With the camera affixed to the faux tree, the lens is angled down at the scene of the crime. There’s no police tape surrounding the scene, there are no silhouettes drawn with chalk where a body once lay, there are just rows of fecund soil with oh-so-tempting sprouts. The team waits, safe in their lab complete with hedgehog mascot, collecting evidence.

Knoll cameras document several animals that may have an interest in the onions. A weasel, scouting out the area before slinking away to its lair. A mouse, hopping and scurrying on its merry, mousy way. A possum rooting around in the compost. Perhaps it wants to move to the other end of the supply chain and get a snack from the source. Rabbits and their sharp teeth are, without a doubt, in the area.

But the onions aren’t being eaten, the detective reports back to Megan, confirming her own investigation. So it’s back to the drawing board.

An owl is caught in the camera trap one night. Its image is delivered to Megan as if the researcher were sliding a folder across a desk in a dimly lit office, watching for a reaction from the client as they open the file and hope to see photographs of the offender in flagrante delicto.

Instead, it’s another suspect crossed off the list. It’s not an owl, they agree. Pulling up and replanting, or casting aside an onion shoot, isn’t an owl’s M.O.

The mystery deepens as the behavior continues. Camera trap recordings have offered little more than lists of rodents and their predators as suspects who are quickly dismissed. Strings of investigation drawn between possible culprits and evidence provide no clarity.

Meanwhile, depredation still awaits Megan’s arrival at her farm’s vegetable beds some mornings. The bodies of murdered shoots abandoned and forgotten by a hunter. 

And there’s still that baffling time that the onions were replanted. Upside. Down.

—

One type of mammal was strongly considered at the first discovery of the onion thief. A human.

The Knoll is close to a population of humans who are known to enjoy a prank or two. In fact, this group of humans even has a subgroup called the Pranksters. But humans were quickly ruled out as the perpetrators. The remains of the onion beds don’t look like a person either pulled up the onions or tried to replant them. It’s chaos and disruption. A clash between agriculture and the unidentified instinct of a clever mind. 
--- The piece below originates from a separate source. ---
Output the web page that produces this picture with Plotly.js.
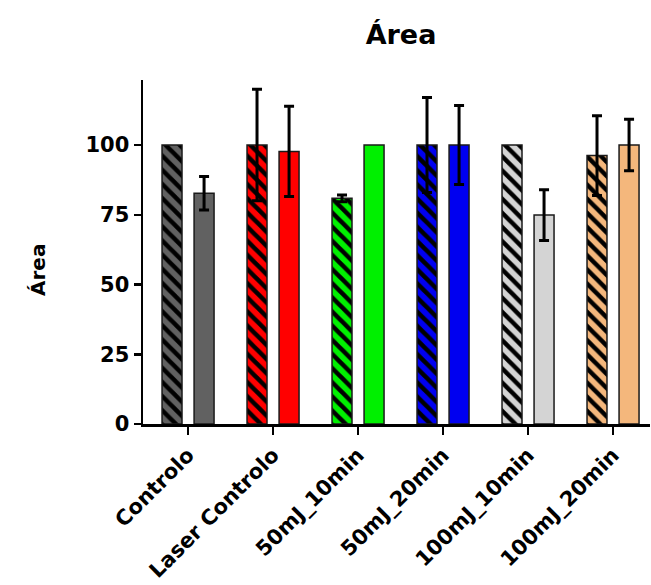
<!DOCTYPE html>
<html>
<head>
<meta charset="utf-8">
<script src="https://cdn.plot.ly/plotly-3.0.1.min.js"></script>
<style>html,body{margin:0;padding:0;background:#fff;}#chart{width:651px;height:585px;}</style>
</head>
<body>
<div id="chart"></div>
<script>
const categories = ['Controlo', 'Laser Controlo', '50mJ_10min', '50mJ_20min', '100mJ_10min', '100mJ_20min'];
const hatchedMean = [100, 100, 80.9, 100, 100, 96.2];
const hatchedErr = [null, 20, 1.2, 17, null, 14.3];   // null = no error bar drawn
const solidMean = [82.7, 97.7, 100, 100, 74.9, 100];
const solidErr = [6, 16.2, null, 14.2, 9.1, 9.2];
const groupColors = ['#616161', '#FF0000', '#00F000', '#0000F0', '#D4D4D4', '#F4B77C'];
const yTicks = [0, 25, 50, 75, 100];

const FONT = 'DejaVu Sans, Liberation Sans, Arial, sans-serif';
const BAR_W = 0.235;
const errStyle = {type: 'data', color: '#000', thickness: 3, width: 5};
const outline = {color: '#1a1a1a', width: 1.5};

function errFor(v) {
  return Object.assign({}, errStyle, {array: [v === null ? 0 : v], visible: v !== null});
}

// Hatched bars: one trace per category so each keeps a scalar colour
// (black stripes over the category colour).
const hatchedTraces = categories.map((cat, i) => ({
  type: 'bar',
  x: [cat],
  y: [hatchedMean[i]],
  width: BAR_W,
  offset: -0.306,
  error_y: errFor(hatchedErr[i]),
  marker: {
    color: groupColors[i],
    line: outline,
    pattern: {
      shape: '\\',
      fgcolor: '#000000',
      bgcolor: groupColors[i],
      fgopacity: 1,
      size: 10, solidity: 0.45, fillmode: 'replace'
    }
  },
  showlegend: false,
  hoverinfo: 'x+y'
}));

const solidTraces = categories.map((cat, i) => ({
  type: 'bar',
  x: [cat],
  y: [solidMean[i]],
  width: BAR_W,
  offset: 0.071,
  error_y: errFor(solidErr[i]),
  marker: {color: groupColors[i], line: outline},
  showlegend: false,
  hoverinfo: 'x+y'
}));

const layout = {
  width: 651,
  height: 585,
  margin: {l: 143, r: 1, t: 80, b: 161, autoexpand: false},
  paper_bgcolor: '#fff',
  plot_bgcolor: '#fff',
  barmode: 'overlay',
  title: {
    text: '<b>Área</b>',
    font: {family: FONT, size: 27, color: '#000'},
    x: 401 / 651, xref: 'container', xanchor: 'center',
    y: 1 - 35 / 585, yref: 'container', yanchor: 'middle'
  },
  xaxis: {
    type: 'category',
    categoryorder: 'array',
    categoryarray: categories,
    range: [-0.53, 5.435],
    showline: true, linecolor: '#000', linewidth: 2.5,
    ticks: 'outside', ticklen: 8, tickwidth: 2.5, tickcolor: '#000',
    tickangle: -45,
    tickfont: {family: FONT, size: 21, color: '#000', weight: 'bold'},
    showgrid: false, zeroline: false, automargin: false, fixedrange: true
  },
  yaxis: {
    range: [0, 123.3],
    tickvals: yTicks,
    ticktext: yTicks.map(String),
    showline: true, linecolor: '#000', linewidth: 2.5,
    ticks: 'outside', ticklen: 7, tickwidth: 2.5, tickcolor: '#000',
    tickfont: {family: FONT, size: 21, color: '#000', weight: 'bold'},
    showgrid: false, zeroline: false, automargin: false, fixedrange: true
  },
  annotations: [{
    text: '<b>Área</b>',
    textangle: -90,
    xref: 'paper', yref: 'paper',
    x: (38 - 143) / 507, y: (424 - 270) / 344,
    xanchor: 'center', yanchor: 'middle',
    showarrow: false,
    font: {family: FONT, size: 20, color: '#000'}
  }]
};

Plotly.newPlot('chart', hatchedTraces.concat(solidTraces), layout, {displayModeBar: false, staticPlot: true});
</script>
</body>
</html>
To paraphrase a famous deductive reasoner, when you’ve eliminated the possible, the impossible is all that’s left. In this case, when you’ve eliminated ground-dwelling predators, you’re left looking to the sky.

Megan’s seen hawks scouting out the Knoll in their wide, watchful circles. Kestrels, ospreys, all of these have been seen by the garden’s guardian. More additions to the list of suspects that can be scratched off.

Finally, one night, the biology student heading the investigation gets a lead and texts new evidence to Megan. The camera trap has identified an animal of interest in the case. And it’s one of mankind’s oldest avian friends.

The crow.

Trickster, prophet, and one always ready to take advantage of an opportunity others miss.

—-

Their new evidence, a moment captured by the camera, reveals a crow with a long, tubish thing in its beak, standing on the bed in the dark of the night. “An onion?” the biologist asks Megan. 

“That’s probably a worm,” Megan replies.

But still, it’s the best lead they have. And at last, a suspect stays on the list.

Crows, rooting in the bed for juicy worms. The onions get tossed aside in a primal frenzy to feed. Biologist and farmer agree this is the likeliest scenario. 

If friend Crow is the one stopping by the Knoll for a midnight snack, sometimes being overly clever and putting the worm-covering onion shoots back into the ground after yanking them out, the knowledge really brings no solution to the problem of having a small staff work twice on the same project.

Neither Megan nor the team of biologists are out to punish the creature who’s only doing what we all do: surviving at any cost. They just want to know, so they can welcome the “thief” as a member of the natural community and take that into account as they put more onions in the ground.

As the Abenaki teach, Megan thinks under her wide-brimmed hat, spring sun pouring down around her, hands working in the bed, “you always plant extra.”